Collected data:
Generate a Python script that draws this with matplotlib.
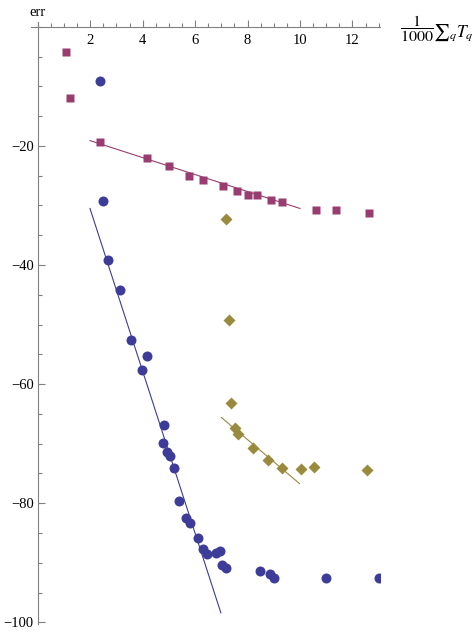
import matplotlib
matplotlib.use("Agg")
import matplotlib.pyplot as plt
from matplotlib.ticker import MultipleLocator

plt.rcParams.update({
    "font.family": "Liberation Serif",
    "mathtext.fontset": "stix",
    "font.size": 10.5,
})

BLUE = "#3d3d99"
MAGENTA = "#993d70"
OLIVE = "#998a3d"
AXIS = "#808080"

# blue circles
circ_x = [2.39, 2.49, 2.69, 3.14, 3.56, 4.17, 3.98, 4.80, 4.79, 4.94, 5.06, 5.19,
          5.37, 5.66, 5.81, 6.11, 6.31, 6.47, 6.80, 6.95, 7.02, 7.17, 8.48, 8.85,
          9.02, 10.99, 13.0]
circ_y = [-9.1, -29.2, -39.2, -44.2, -52.6, -55.2, -57.6, -66.9, -69.9, -71.4, -72.0, -74.1,
          -79.6, -82.4, -83.4, -85.9, -87.7, -88.5, -88.4, -88.0, -90.4, -90.9, -91.4, -91.9,
          -92.5, -92.6, -92.6]
circ_fit_x = [1.99, 6.98]
circ_fit_y = [-30.5, -98.4]

# magenta squares
sq_x = [1.09, 1.24, 2.36, 4.18, 5.02, 5.78, 6.31, 7.07, 7.60, 8.02, 8.37, 8.90, 9.32,
        10.62, 11.37, 12.64]
sq_y = [-4.2, -11.9, -19.4, -22.1, -23.3, -25.1, -25.8, -26.8, -27.6, -28.2, -28.2, -29.1,
        -29.4, -30.8, -30.8, -31.3]
sq_fit_x = [1.99, 10.0]
sq_fit_y = [-19.1, -30.5]

# olive diamonds
dia_x = [7.18, 7.30, 7.38, 7.52, 7.65, 8.22, 8.79, 9.33, 10.05, 10.52, 12.55]
dia_y = [-32.3, -49.3, -63.2, -67.3, -68.4, -70.7, -72.8, -74.1, -74.3, -73.9, -74.5]
dia_fit_x = [7.0, 9.98]
dia_fit_y = [-65.6, -76.7]

fig = plt.figure(figsize=(4.73, 6.32), dpi=100)
ax = fig.add_axes([31 / 473, 1 - 623.5 / 632, 349 / 473, 601.4 / 632])

ax.plot(sq_fit_x, sq_fit_y, color=MAGENTA, lw=0.8, zorder=2)
ax.plot(circ_fit_x, circ_fit_y, color=BLUE, lw=0.8, zorder=2)
ax.plot(dia_fit_x, dia_fit_y, color=OLIVE, lw=0.8, zorder=2)

ax.plot(sq_x, sq_y, "s", color=MAGENTA, ms=6.2, mec="none", zorder=3)
ax.plot(circ_x, circ_y, "o", color=BLUE, ms=7.2, mec="none", zorder=3)
ax.plot(dia_x, dia_y, "D", color=OLIVE, ms=5.8, mec="none", zorder=3)

ax.set_xlim(-0.26, 13.05)
ax.set_ylim(-100.2, 0.8)

for s in ["top", "right"]:
    ax.spines[s].set_visible(False)
ax.spines["bottom"].set_position(("data", 0))
ax.spines["left"].set_position(("data", 0))
for s in ["bottom", "left"]:
    ax.spines[s].set_color(AXIS)
    ax.spines[s].set_linewidth(0.8)

ax.set_xticks([2, 4, 6, 8, 10, 12])
ax.set_yticks([-20, -40, -60, -80, -100])
ax.xaxis.set_minor_locator(MultipleLocator(0.5))
ax.yaxis.set_minor_locator(MultipleLocator(5))
ax.tick_params(which="both", direction="in", color=AXIS, width=0.8)
ax.tick_params(which="major", length=5)
ax.tick_params(which="minor", length=3)
ax.tick_params(axis="x", pad=5)
ax.tick_params(axis="y", pad=3)
ax.patch.set_visible(False)

# axis labels
fig.text(38 / 473, 1 - 13 / 632, "err", ha="center", va="center", fontsize=10.5)
fig.text(400 / 473, 1 - 29 / 632, r"$\dfrac{1}{1000}$",
         ha="left", va="center", fontsize=11.5)
fig.text(433 / 473, 1 - 33 / 632, r"${\sum}_q T_q$", ha="left", va="center", fontsize=12.5)

fig.savefig("out.png", dpi=100)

Directions for this task: Your task is to repeat the material above exactly, without its pictures.

Exercise output:
Generate a Python script that draws this with matplotlib.
import matplotlib
matplotlib.use("Agg")
import matplotlib.pyplot as plt
from matplotlib.ticker import MultipleLocator

plt.rcParams.update({
    "font.family": "Liberation Serif",
    "mathtext.fontset": "stix",
    "font.size": 10.5,
})

BLUE = "#3d3d99"
MAGENTA = "#993d70"
OLIVE = "#998a3d"
AXIS = "#808080"

# blue circles
circ_x = [2.39, 2.49, 2.69, 3.14, 3.56, 4.17, 3.98, 4.80, 4.79, 4.94, 5.06, 5.19,
          5.37, 5.66, 5.81, 6.11, 6.31, 6.47, 6.80, 6.95, 7.02, 7.17, 8.48, 8.85,
          9.02, 10.99, 13.0]
circ_y = [-9.1, -29.2, -39.2, -44.2, -52.6, -55.2, -57.6, -66.9, -69.9, -71.4, -72.0, -74.1,
          -79.6, -82.4, -83.4, -85.9, -87.7, -88.5, -88.4, -88.0, -90.4, -90.9, -91.4, -91.9,
          -92.5, -92.6, -92.6]
circ_fit_x = [1.99, 6.98]
circ_fit_y = [-30.5, -98.4]

# magenta squares
sq_x = [1.09, 1.24, 2.36, 4.18, 5.02, 5.78, 6.31, 7.07, 7.60, 8.02, 8.37, 8.90, 9.32,
        10.62, 11.37, 12.64]
sq_y = [-4.2, -11.9, -19.4, -22.1, -23.3, -25.1, -25.8, -26.8, -27.6, -28.2, -28.2, -29.1,
        -29.4, -30.8, -30.8, -31.3]
sq_fit_x = [1.99, 10.0]
sq_fit_y = [-19.1, -30.5]

# olive diamonds
dia_x = [7.18, 7.30, 7.38, 7.52, 7.65, 8.22, 8.79, 9.33, 10.05, 10.52, 12.55]
dia_y = [-32.3, -49.3, -63.2, -67.3, -68.4, -70.7, -72.8, -74.1, -74.3, -73.9, -74.5]
dia_fit_x = [7.0, 9.98]
dia_fit_y = [-65.6, -76.7]

fig = plt.figure(figsize=(4.73, 6.32), dpi=100)
ax = fig.add_axes([31 / 473, 1 - 623.5 / 632, 349 / 473, 601.4 / 632])

ax.plot(sq_fit_x, sq_fit_y, color=MAGENTA, lw=0.8, zorder=2)
ax.plot(circ_fit_x, circ_fit_y, color=BLUE, lw=0.8, zorder=2)
ax.plot(dia_fit_x, dia_fit_y, color=OLIVE, lw=0.8, zorder=2)

ax.plot(sq_x, sq_y, "s", color=MAGENTA, ms=6.2, mec="none", zorder=3)
ax.plot(circ_x, circ_y, "o", color=BLUE, ms=7.2, mec="none", zorder=3)
ax.plot(dia_x, dia_y, "D", color=OLIVE, ms=5.8, mec="none", zorder=3)

ax.set_xlim(-0.26, 13.05)
ax.set_ylim(-100.2, 0.8)

for s in ["top", "right"]:
    ax.spines[s].set_visible(False)
ax.spines["bottom"].set_position(("data", 0))
ax.spines["left"].set_position(("data", 0))
for s in ["bottom", "left"]:
    ax.spines[s].set_color(AXIS)
    ax.spines[s].set_linewidth(0.8)

ax.set_xticks([2, 4, 6, 8, 10, 12])
ax.set_yticks([-20, -40, -60, -80, -100])
ax.xaxis.set_minor_locator(MultipleLocator(0.5))
ax.yaxis.set_minor_locator(MultipleLocator(5))
ax.tick_params(which="both", direction="in", color=AXIS, width=0.8)
ax.tick_params(which="major", length=5)
ax.tick_params(which="minor", length=3)
ax.tick_params(axis="x", pad=5)
ax.tick_params(axis="y", pad=3)
ax.patch.set_visible(False)

# axis labels
fig.text(38 / 473, 1 - 13 / 632, "err", ha="center", va="center", fontsize=10.5)
fig.text(400 / 473, 1 - 29 / 632, r"$\dfrac{1}{1000}$",
         ha="left", va="center", fontsize=11.5)
fig.text(433 / 473, 1 - 33 / 632, r"${\sum}_q T_q$", ha="left", va="center", fontsize=12.5)

fig.savefig("out.png", dpi=100)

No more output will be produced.